> _The problem_
Using the records below, quote only the span that opens with the line containing "Emit a Python" and closes with the line containing "p.yaxis.major_label_standoff = 8", exactly and inclusively.

> _Data extract_
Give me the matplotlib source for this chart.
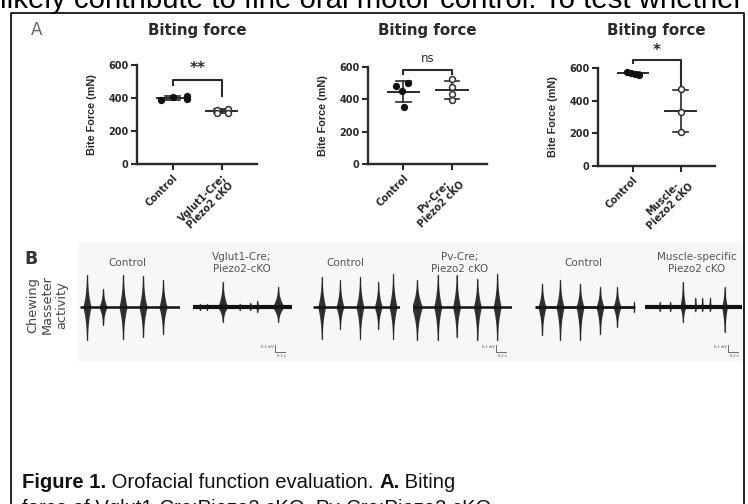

...

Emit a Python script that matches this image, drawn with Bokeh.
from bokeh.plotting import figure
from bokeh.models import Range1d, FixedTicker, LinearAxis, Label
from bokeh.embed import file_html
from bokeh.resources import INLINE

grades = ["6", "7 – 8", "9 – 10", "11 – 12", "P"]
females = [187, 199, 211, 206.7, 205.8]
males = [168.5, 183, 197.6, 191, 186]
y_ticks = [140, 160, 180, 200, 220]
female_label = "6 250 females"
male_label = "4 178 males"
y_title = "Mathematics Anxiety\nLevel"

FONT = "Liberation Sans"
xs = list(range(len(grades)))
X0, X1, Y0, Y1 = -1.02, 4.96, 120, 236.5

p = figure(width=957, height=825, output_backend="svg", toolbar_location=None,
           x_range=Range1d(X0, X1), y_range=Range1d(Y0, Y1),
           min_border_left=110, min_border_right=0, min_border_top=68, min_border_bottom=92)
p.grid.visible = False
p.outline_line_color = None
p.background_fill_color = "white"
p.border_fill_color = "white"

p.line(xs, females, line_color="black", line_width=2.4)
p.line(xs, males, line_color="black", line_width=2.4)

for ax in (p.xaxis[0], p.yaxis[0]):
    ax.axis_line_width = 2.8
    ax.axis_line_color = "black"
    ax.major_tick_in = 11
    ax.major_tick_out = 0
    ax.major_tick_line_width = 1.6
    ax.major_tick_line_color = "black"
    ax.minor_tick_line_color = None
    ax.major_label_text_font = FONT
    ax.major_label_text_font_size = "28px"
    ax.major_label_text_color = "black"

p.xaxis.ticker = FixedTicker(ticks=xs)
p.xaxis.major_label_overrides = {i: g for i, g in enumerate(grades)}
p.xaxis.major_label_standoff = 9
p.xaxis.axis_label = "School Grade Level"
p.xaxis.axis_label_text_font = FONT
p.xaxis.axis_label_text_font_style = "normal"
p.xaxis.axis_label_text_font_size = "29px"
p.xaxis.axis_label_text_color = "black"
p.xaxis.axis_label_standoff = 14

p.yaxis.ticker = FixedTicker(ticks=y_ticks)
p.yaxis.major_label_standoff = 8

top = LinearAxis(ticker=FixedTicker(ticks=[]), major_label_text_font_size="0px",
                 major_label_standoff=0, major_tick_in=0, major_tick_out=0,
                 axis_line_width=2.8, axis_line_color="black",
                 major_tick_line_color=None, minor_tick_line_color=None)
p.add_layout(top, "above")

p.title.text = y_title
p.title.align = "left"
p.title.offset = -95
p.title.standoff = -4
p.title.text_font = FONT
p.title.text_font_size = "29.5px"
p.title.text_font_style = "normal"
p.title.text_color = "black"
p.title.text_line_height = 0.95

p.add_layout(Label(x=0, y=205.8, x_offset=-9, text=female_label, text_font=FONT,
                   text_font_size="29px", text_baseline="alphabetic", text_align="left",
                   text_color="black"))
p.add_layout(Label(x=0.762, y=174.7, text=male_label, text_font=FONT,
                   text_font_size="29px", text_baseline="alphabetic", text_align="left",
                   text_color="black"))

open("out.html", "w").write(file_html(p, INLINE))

--

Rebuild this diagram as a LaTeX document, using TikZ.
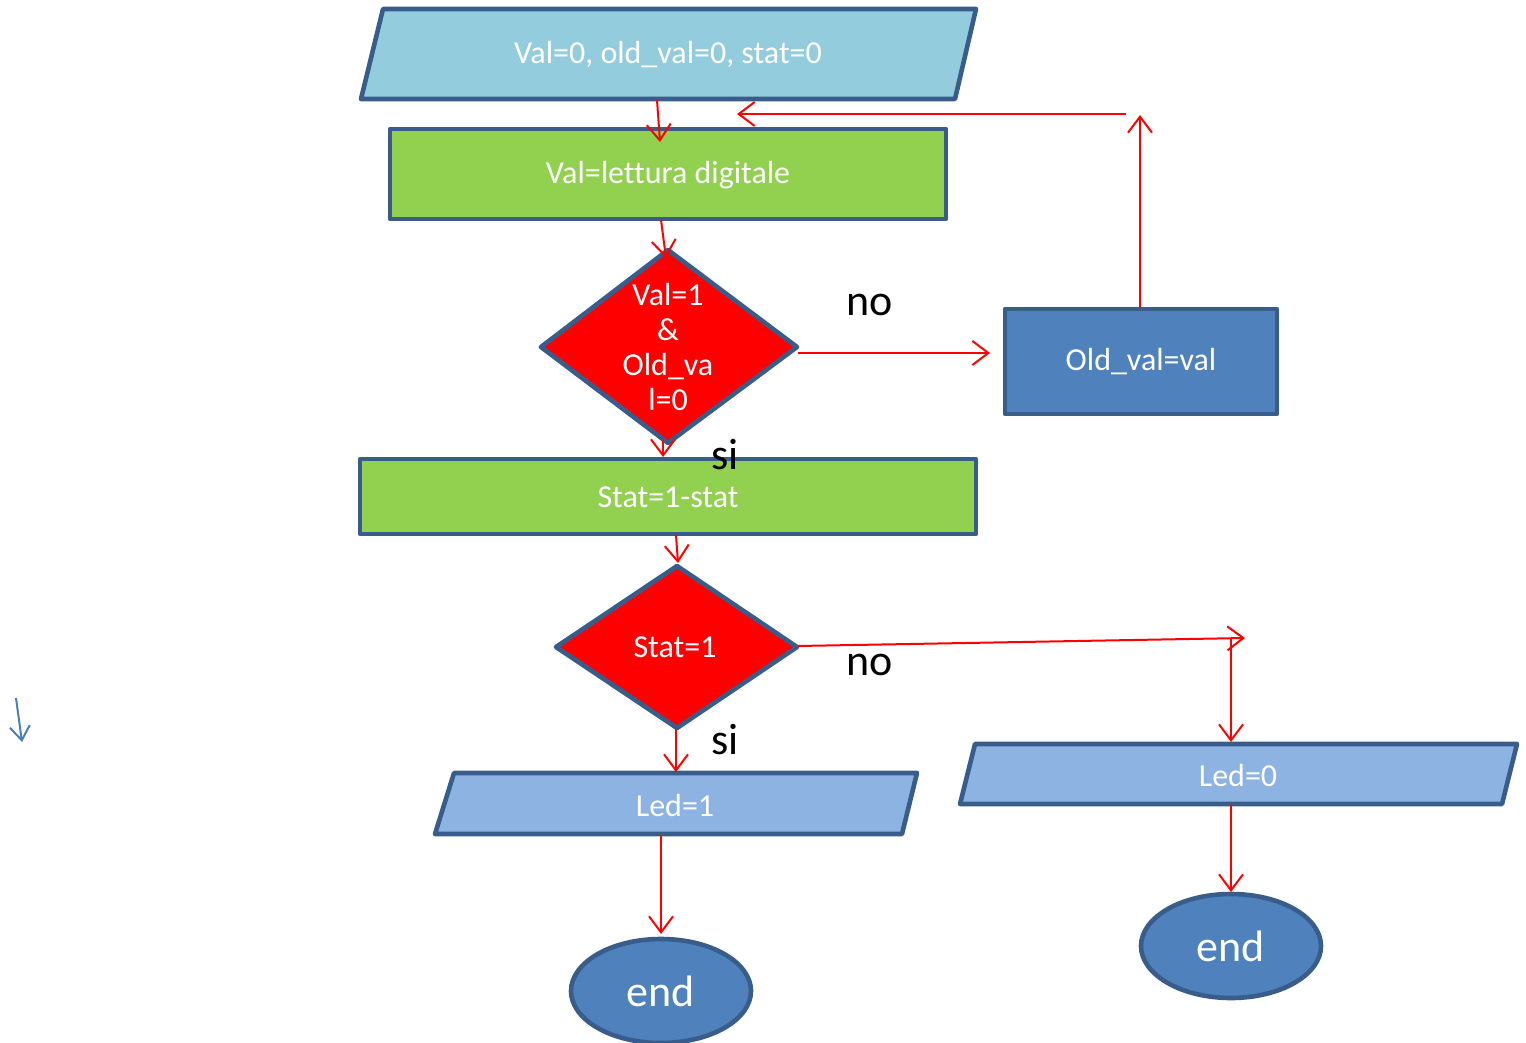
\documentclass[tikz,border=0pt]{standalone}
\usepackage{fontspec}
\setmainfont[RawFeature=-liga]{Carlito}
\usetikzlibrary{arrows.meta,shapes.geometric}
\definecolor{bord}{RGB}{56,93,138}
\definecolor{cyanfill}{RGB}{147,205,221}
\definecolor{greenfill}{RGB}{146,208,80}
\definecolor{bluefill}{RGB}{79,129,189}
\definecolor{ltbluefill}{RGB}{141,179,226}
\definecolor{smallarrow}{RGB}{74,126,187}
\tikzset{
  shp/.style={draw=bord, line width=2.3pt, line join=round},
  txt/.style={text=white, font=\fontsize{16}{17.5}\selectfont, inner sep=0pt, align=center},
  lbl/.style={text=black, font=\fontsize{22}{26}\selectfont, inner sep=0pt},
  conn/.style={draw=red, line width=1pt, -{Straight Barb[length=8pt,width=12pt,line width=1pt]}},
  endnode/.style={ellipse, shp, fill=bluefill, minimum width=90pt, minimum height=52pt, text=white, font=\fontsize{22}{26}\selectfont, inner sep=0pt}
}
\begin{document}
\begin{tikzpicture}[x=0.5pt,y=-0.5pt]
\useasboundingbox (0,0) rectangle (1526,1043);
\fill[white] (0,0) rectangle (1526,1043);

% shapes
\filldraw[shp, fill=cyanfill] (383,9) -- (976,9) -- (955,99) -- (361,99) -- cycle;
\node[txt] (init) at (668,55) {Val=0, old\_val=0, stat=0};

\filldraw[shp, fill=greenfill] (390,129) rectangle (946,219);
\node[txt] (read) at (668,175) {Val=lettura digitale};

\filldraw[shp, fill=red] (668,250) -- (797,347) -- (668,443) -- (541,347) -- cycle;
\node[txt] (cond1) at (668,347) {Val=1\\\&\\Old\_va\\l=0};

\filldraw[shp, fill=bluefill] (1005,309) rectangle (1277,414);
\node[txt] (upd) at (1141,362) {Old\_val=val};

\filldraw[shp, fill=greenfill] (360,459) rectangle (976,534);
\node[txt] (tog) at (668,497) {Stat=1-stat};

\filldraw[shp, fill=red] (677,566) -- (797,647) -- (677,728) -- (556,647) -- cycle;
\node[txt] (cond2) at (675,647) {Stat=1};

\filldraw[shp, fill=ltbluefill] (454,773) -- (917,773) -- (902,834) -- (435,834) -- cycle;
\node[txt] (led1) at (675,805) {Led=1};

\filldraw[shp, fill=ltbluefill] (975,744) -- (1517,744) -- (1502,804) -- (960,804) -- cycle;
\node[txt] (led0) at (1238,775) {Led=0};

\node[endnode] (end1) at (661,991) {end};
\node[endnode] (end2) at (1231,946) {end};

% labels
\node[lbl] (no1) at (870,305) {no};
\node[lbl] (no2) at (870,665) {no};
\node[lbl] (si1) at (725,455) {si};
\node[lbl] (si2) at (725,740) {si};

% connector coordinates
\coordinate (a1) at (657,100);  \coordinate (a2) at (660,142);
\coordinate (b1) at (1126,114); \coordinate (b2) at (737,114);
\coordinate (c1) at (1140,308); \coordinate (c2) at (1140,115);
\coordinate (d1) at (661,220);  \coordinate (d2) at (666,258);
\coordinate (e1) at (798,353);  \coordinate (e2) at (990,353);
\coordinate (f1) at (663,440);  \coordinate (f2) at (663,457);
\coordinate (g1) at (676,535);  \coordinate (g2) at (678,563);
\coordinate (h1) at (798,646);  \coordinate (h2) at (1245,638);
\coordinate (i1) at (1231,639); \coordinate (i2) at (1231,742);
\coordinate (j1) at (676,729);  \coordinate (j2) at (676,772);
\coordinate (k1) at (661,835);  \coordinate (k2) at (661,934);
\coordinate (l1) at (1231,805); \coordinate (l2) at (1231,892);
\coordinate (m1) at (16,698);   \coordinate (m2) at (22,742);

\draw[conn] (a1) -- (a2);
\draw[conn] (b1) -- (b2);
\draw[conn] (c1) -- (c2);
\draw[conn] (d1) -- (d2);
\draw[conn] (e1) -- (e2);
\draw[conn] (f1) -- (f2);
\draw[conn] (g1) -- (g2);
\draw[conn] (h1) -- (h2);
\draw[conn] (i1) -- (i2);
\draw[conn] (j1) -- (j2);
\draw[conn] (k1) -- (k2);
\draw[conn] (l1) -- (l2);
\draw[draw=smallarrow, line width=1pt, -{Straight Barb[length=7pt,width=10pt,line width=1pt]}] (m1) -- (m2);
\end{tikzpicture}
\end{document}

> _The answer_
Emit a Python script that matches this image, drawn with Bokeh.
from bokeh.plotting import figure
from bokeh.models import Range1d, FixedTicker, LinearAxis, Label
from bokeh.embed import file_html
from bokeh.resources import INLINE

grades = ["6", "7 – 8", "9 – 10", "11 – 12", "P"]
females = [187, 199, 211, 206.7, 205.8]
males = [168.5, 183, 197.6, 191, 186]
y_ticks = [140, 160, 180, 200, 220]
female_label = "6 250 females"
male_label = "4 178 males"
y_title = "Mathematics Anxiety\nLevel"

FONT = "Liberation Sans"
xs = list(range(len(grades)))
X0, X1, Y0, Y1 = -1.02, 4.96, 120, 236.5

p = figure(width=957, height=825, output_backend="svg", toolbar_location=None,
           x_range=Range1d(X0, X1), y_range=Range1d(Y0, Y1),
           min_border_left=110, min_border_right=0, min_border_top=68, min_border_bottom=92)
p.grid.visible = False
p.outline_line_color = None
p.background_fill_color = "white"
p.border_fill_color = "white"

p.line(xs, females, line_color="black", line_width=2.4)
p.line(xs, males, line_color="black", line_width=2.4)

for ax in (p.xaxis[0], p.yaxis[0]):
    ax.axis_line_width = 2.8
    ax.axis_line_color = "black"
    ax.major_tick_in = 11
    ax.major_tick_out = 0
    ax.major_tick_line_width = 1.6
    ax.major_tick_line_color = "black"
    ax.minor_tick_line_color = None
    ax.major_label_text_font = FONT
    ax.major_label_text_font_size = "28px"
    ax.major_label_text_color = "black"

p.xaxis.ticker = FixedTicker(ticks=xs)
p.xaxis.major_label_overrides = {i: g for i, g in enumerate(grades)}
p.xaxis.major_label_standoff = 9
p.xaxis.axis_label = "School Grade Level"
p.xaxis.axis_label_text_font = FONT
p.xaxis.axis_label_text_font_style = "normal"
p.xaxis.axis_label_text_font_size = "29px"
p.xaxis.axis_label_text_color = "black"
p.xaxis.axis_label_standoff = 14

p.yaxis.ticker = FixedTicker(ticks=y_ticks)
p.yaxis.major_label_standoff = 8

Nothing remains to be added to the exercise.